Often, when the monster does appear, it isn’t what we thought. Cybele Cox’s life-size ceramic The Hag (2023) is red like blood and clay, with wide hips and pendulous breasts. She is crouched on hands and knees, a snake wrapped around one muscular arm that she holds up to her face, upon which there is a look of wide-eyed wonder. In a sense, she is what one might picture when the word hag is uttered: a naked woman, cursed red, with breasts that have clearly nourished life in their time but now hang low and useless, communing with a snake; Eve’s downfall. Yet there is nothing frightening nor abject about Cox’s hag, perhaps because she is so clearly cast from clay, her flesh hard and cold, her orifices sealed. Or perhaps it is the definition of her muscles, her obvious strength and the openness of her expression. Cox’s hag reminds me of the monsters we come face to face with only to learn they aren’t monsters at all, or if they are, it’s only because something made them that way. Can I imagine this hag taking a child, spiriting them away into the forest? Perhaps, but I’d wonder if she might have a good reason.

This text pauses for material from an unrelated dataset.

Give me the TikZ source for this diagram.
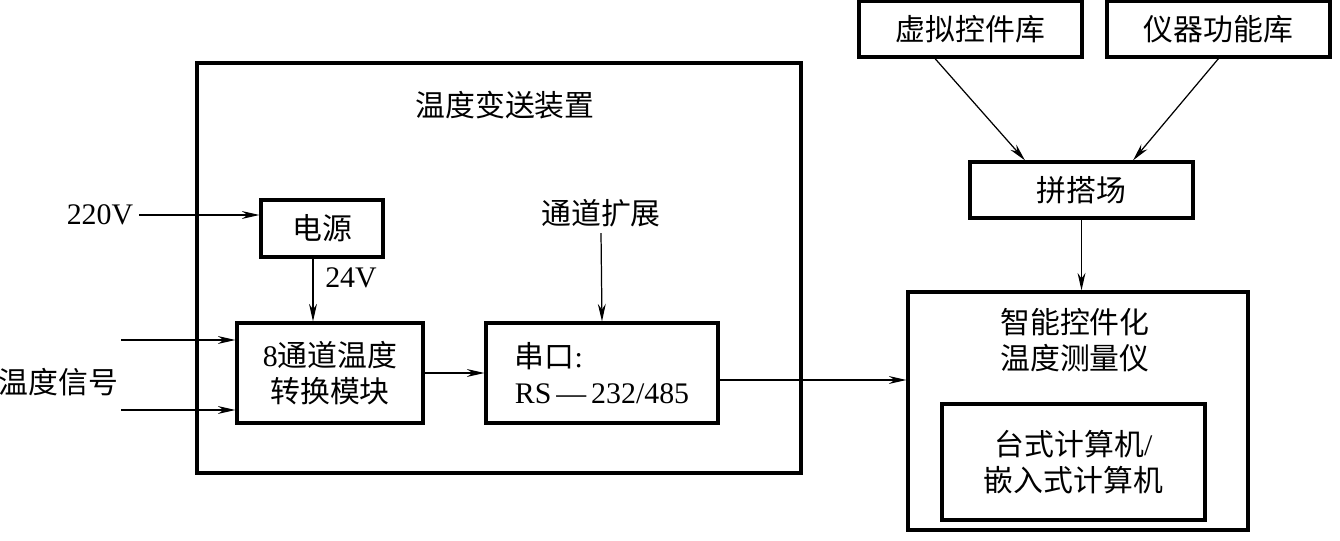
\documentclass[tikz,border=0pt]{standalone}
\usepackage{fontspec}
\setmainfont{Liberation Serif}
\newfontfamily\cjk{Noto Sans CJK SC}
\usetikzlibrary{arrows.meta}

\begin{document}
\begin{tikzpicture}[
  every node/.style={font=\fontsize{17}{20.5}\selectfont},
  blk/.style={draw,line width=1.8pt,align=center},
  arr/.style={-{Stealth[length=10pt,width=4.5pt]},line width=0.7pt}]
\useasboundingbox (0,0) rectangle (26.8,10.8);

% temperature transmitter
\node[blk,minimum width=12.08cm,minimum height=8.2cm] (dev) at (9.98,5.44) {};
\node (devtitle) at (10.1,8.7) {\cjk 温度变送装置};

\node[blk,minimum width=2.44cm,minimum height=1.14cm] (power) at (6.44,6.23) {\cjk 电源};
\node (v220) at (2.0,6.5) {220V};
\draw[arr] (v220) -- (v220 -| power.west);

\node[blk,minimum width=3.72cm,minimum height=2cm] (module) at (6.6,3.34) {8{\cjk 通道温度}\\{\cjk 转换模块}};
\draw[arr] ([xshift=-0.18cm]power.south) -- ([xshift=-0.18cm]power.south |- module.north);
\node (v24) at (7.02,5.24) {24V};

\node (tsig) at (1.17,3.16) {\cjk 温度信号};
\coordinate (in1) at (2.42,4.0);
\coordinate (in2) at (2.42,2.6);
\draw[arr] (in1) -- (in1 -| module.west);
\draw[arr] (in2) -- (in2 -| module.west);

\node[blk,align=left,minimum width=4.64cm,minimum height=2cm] (serial) at (12.04,3.34) {{\cjk 串口}:\\RS\,---\,232/485};
\draw[arr] (module.east) -- (serial.west);

\node (ext) at (12.02,6.54) {\cjk 通道扩展};
\draw[arr] (ext.south) -- (serial.north);

% instrument side
\node[blk,minimum width=6.8cm,minimum height=4.76cm] (inst) at (21.56,2.58) {};
\node[align=center] (insttitle) at (21.5,3.99) {\cjk 智能控件化\\\cjk 温度测量仪};
\node[blk,minimum width=5.26cm,minimum height=2.32cm] (pc) at (21.47,1.56) {{\cjk 台式计算机}/\\{\cjk 嵌入式计算机}};

\draw[arr] ([yshift=-0.14cm]serial.east) -- ([yshift=-0.14cm]serial.east -| inst.west);

\node[blk,minimum width=4.46cm,minimum height=1.12cm] (lib1) at (19.41,10.22) {\cjk 虚拟控件库};
\node[blk,minimum width=4.46cm,minimum height=1.12cm] (lib2) at (24.37,10.22) {\cjk 仪器功能库};
\node[blk,minimum width=4.46cm,minimum height=1.12cm] (place) at (21.63,7.0) {\cjk 拼搭场};

\draw[arr] ([xshift=-0.71cm]lib1.south) -- ([xshift=-1.13cm]place.north);
\draw[arr] (lib2.south) -- ([xshift=1.03cm]place.north);
\draw[arr] (place.south) -- (place.south |- inst.north);
\end{tikzpicture}
\end{document}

In a recent essay for Guernica, author Alexander Chee contemplates how writers who want to portray evil often forget about horror as a tool they might use to do so. Those who aren’t drawn to the place often forget the place exists at all. But horror is a tool writers, artists, filmmakers and viewers can use to think about evil, to give form to something that we are increasingly encouraged to forget exists in the real world, in ourselves, even though it is enacted every day. There is so much evil to be written about, to make art and films about, and so many ways to do it, but, as Chee signals, “Horror is here to say, ‘Oh hey, the monster’, when no one else seems prepared to say ‘monster’. Horror becomes the truth-teller.”[07] Perhaps this is because horror occupies such a low rung on the cultural ladder. As such an apparently unserious genre, and one that operates so much at the level of affect (depicting and provoking so-called ‘excessive’ bodily responses), horror is uniquely placed to blend that which is rational and ‘real’ with that which is nightmarish and depraved. Like a red glow glimpsed from the highway at night, good horror may draw you to a place where monsters walk among us. And in this place, at the edge of non-existence and hallucination, you may encounter a reality that feels more true than the one you left, even if to acknowledge this might annihilate you completely.

Header image: Tracey Moffatt, A Haunting (still), 2021–23, single-channel video, 01 minute 37 seconds. Courtesy of the artist and Roslyn Oxley9 Gallery

[01] Kier-La Janisse, House of Psychotic Women: An Autobiographical Topography of Female Neurosis in Horror and Exploitation Films (Surrey: FAB Press Ltd, 2012), 17–18.

[02] Julia Kristeva, Powers of Horror: An Essay on Abjection (New York: Columbia University Press,1980), 2.

[03] Barbara Creed, The Monstrous-Feminine: Film, Feminism, Psychoanalysis (New York: Routledge, 1993), 3.

[04] Kristeva, Powers of Horror, 4, quoted in The Monstrous-Feminine, 9.

[05] Moffatt’s artist statement reads: “A Haunting is an art installation to be visited alone at night … from a near distance, from the property fence beside the highway.”

[06] Moffatt’s artist statement

[07] Alexander Chee, ‘When Horror Is the Truth-teller,’ Guernica, 2 October 2023.